Unless U.S. President Donald Trump executes one of his trademark flip-flops, Ottawa will mark Canada Day by hitting American companies with $16 billion worth of retaliatory tariffs and surtaxes that will apply to a wide range of basic grocery items – from grocery staples like Starbucks coffee and Heinz Ketchup to sailboats, dishwashing machines and whiskey.
The tariffs are in retaliation for American duties on Canadian steel (25%) and aluminum (10%) exports that were implemented May 31.
In addition to applying its own 25% and 10% duties on American steel and aluminum products, respectively, Canada is applying 10% surtaxes on a wide range of other American goods.
One of the major results of the escalating North American trade war is this: if it’s made in the U.S.A., it could cost Canadians more to buy after July 1.
However, it’s unlikely that a 10% tariff will necessarily translate into a 10% increase in the retail price for consumers, said Karl Littler, vice-president of public affairs for the Retail Council of Canada.
“That tariff is on the landed price, so essentially the price on importation to the retailer, or more probably to the retailer’s wholesaler,” Littler said. “That’s only one input to the price of goods, so it doesn’t mean that the retail price is going to go up by 10%.”
The impact on Canadian retailers and consumers will depend on how long the tariffs remain, he said, and to what degree American goods can be substituted with Canadian goods or products from other countries.
“Some of these goods are readily substitutable,” he pointed out.
For example, if Starbucks Corp. (Nasdaq:SBUX) coffee starts becoming too pricey, consumers might switch to a Canadian brand, like Kicking Horse Coffee, which is based in B.C.
“Where it becomes more challenging is on things like fresh orange juice,” Littler said. “If you’re determined to drink bourbon, there’s really only one source of supply.”
In addition to tariffs on a long list of steel and aluminum products, Canada is implementing a 10% surtax on a wide range of consumer goods, including:
•grocery goods and condiments, including coffee, chocolate, mustard, mayonnaise, ketchup, soy sauce, yogurt, strawberry jam, orange juice and soups;
•cleaning and personal hygiene products, including dishwasher detergents, aftershave, hair lacquers, skin products and toilet paper;
•chemical products, including insecticides, fungicides and herbicides;
•appliances and machinery, including refrigerator-freezers, lawn mowers and dishwashing machines;
•sailboats, motorboats and outboard motors;
•kitchenware, tableware, plywood and paperboard products; and
•miscellaneous items like sleeping bags, mattresses and ballpoint pens.
Andrew Wynn-Williams, Canadian Manufacturers and Exporters vice-president, said one B.C. manufacturer told him the Canadian tariff will cost his company an additional $45,000 per year.
Craig Patterson, founder and editor of Retail Insider, doubts the tariffs will persist for very long before the trade war between Canada and the U.S. gets resolved. But if it does persist and escalates, smaller retailers will be first in line for some pain.
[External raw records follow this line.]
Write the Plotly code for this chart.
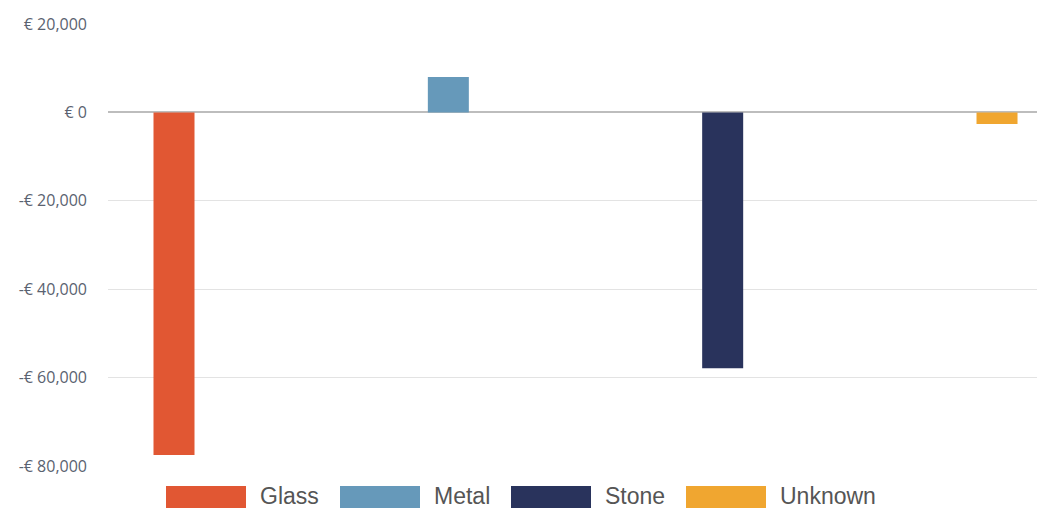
import plotly.graph_objects as go

# Material categories and the net value of each (euro)
materials = ["Glass", "Metal", "Stone", "Unknown"]
net_values = [-77500, 8000, -57900, -2600]
colors = ["#E15733", "#6699BA", "#29335C", "#F0A630"]

# y-axis ticks
tick_vals = [20000, 0, -20000, -40000, -60000, -80000]
tick_text = ["€ 20,000", "€ 0", "-€ 20,000", "-€ 40,000", "-€ 60,000", "-€ 80,000"]

W, H = 1037, 508
L, R, T, B = 108, 0, 24, 42
plot_w = W - L - R
plot_h = H - T - B

fig = go.Figure()
# one trace per material; each only has a value in its own category slot
for i, (name, val, col) in enumerate(zip(materials, net_values, colors)):
    ys = [val if j == i else None for j in range(len(materials))]
    fig.add_trace(go.Bar(x=materials, y=ys, name=name, marker=dict(color=col, line=dict(width=0)),
                         showlegend=False))

fig.update_layout(
    width=W, height=H,
    margin=dict(l=L, r=R, t=T, b=B),
    paper_bgcolor="white", plot_bgcolor="white",
    barmode="group", bargap=0.297, bargroupgap=0,
    xaxis=dict(type="category", range=[-0.5465, 3.435], showticklabels=False,
               showgrid=False, zeroline=False, ticks=""),
    yaxis=dict(range=[-80000, 20000], tickvals=tick_vals, ticktext=tick_text,
               showgrid=True, gridcolor="#E3E3E3", gridwidth=1,
               zeroline=True, zerolinecolor="#BDBDBD", zerolinewidth=1.5,
               ticks="", ticklabelstandoff=20,
               tickfont=dict(family="Open Sans", size=16, color="#5A6270")),
)

# legend row drawn below the plot: wide swatches followed by labels
def px_x(px):
    return (px - L) / plot_w

def px_y(py):
    return (H - B - py) / plot_h

legend_left = [166, 340, 511, 686]
sw_w, sw_top, sw_bot = 80, 486, 512
for name, col, x0 in zip(materials, colors, legend_left):
    fig.add_shape(type="rect", xref="paper", yref="paper",
                  x0=px_x(x0), x1=px_x(x0 + sw_w), y0=px_y(sw_bot), y1=px_y(sw_top),
                  fillcolor=col, line=dict(width=0), layer="above")
    fig.add_annotation(xref="paper", yref="paper", x=px_x(x0 + sw_w + 12), y=px_y(496),
                       text=name, showarrow=False, xanchor="left", yanchor="middle",
                       font=dict(family="Liberation Sans", size=23, color="#555555"))

fig.write_html("out.html")
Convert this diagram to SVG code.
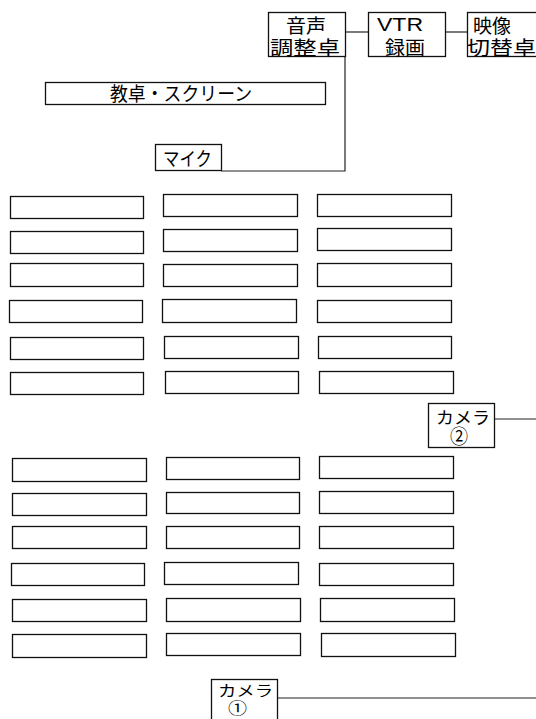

“Retailers do risk alienating price-sensitive consumers if they do raise prices to a degree that consumers will see that increase and be angered by it.”
Patterson added that larger retailers like big grocery chains have more capacity to absorb price increases before passing them on to their customers.
But smaller retailers in B.C. might have a much harder time absorbing the extra costs, especially at a time when they’re also coping with a rising minimum wage, a new employer health tax and other tax and fee hikes.
Littler said some of the items on Canada’s list for tariffs appear designed to pressure Republicans who support President Trump’s steel and aluminum duties.
Chocolate, for example, is one of the items on the list, and one of the biggest chocolate makers in the world is the Hershey Co. (NYSE:HSY) in Hershey, Pennsylvania.
“Interestingly, the local congressman for Hershey, Pennsylvania, is retiring, and he’s a Republican,” Littler said. “The Canadian government has chosen a whole bunch of things that are particularly sensitive in a sizable number of vulnerable ridings for the Republicans. They’ve also tried to pick products for which there’s a substitute for the Canadian consumer.”
As for Canadian tariffs on steel and aluminum, Canadian manufacturers that use a lot of either metal might eventually have to switch their suppliers, said Werner Antweiler, an economist and associate professor at the University of British Columbia’s Sauder School of Business.
“First, they’re going to look inside the country,” he said. “So there’s going to be some adjustment that local producers will crank up their production. But beyond that, they’re going to look to Europe, they’re going to look to China, where we can actually buy those items for a lower price than we would be getting it now from the United States.”
Canada is not the only country that is retaliating against American steel and aluminum duties.
Mexico last week announced $3 billion worth of retaliatory tariffs on U.S. consumer goods, and the European Union announced $4 billion worth of tariffs on American steel, agricultural products, bourbon and other consumer goods.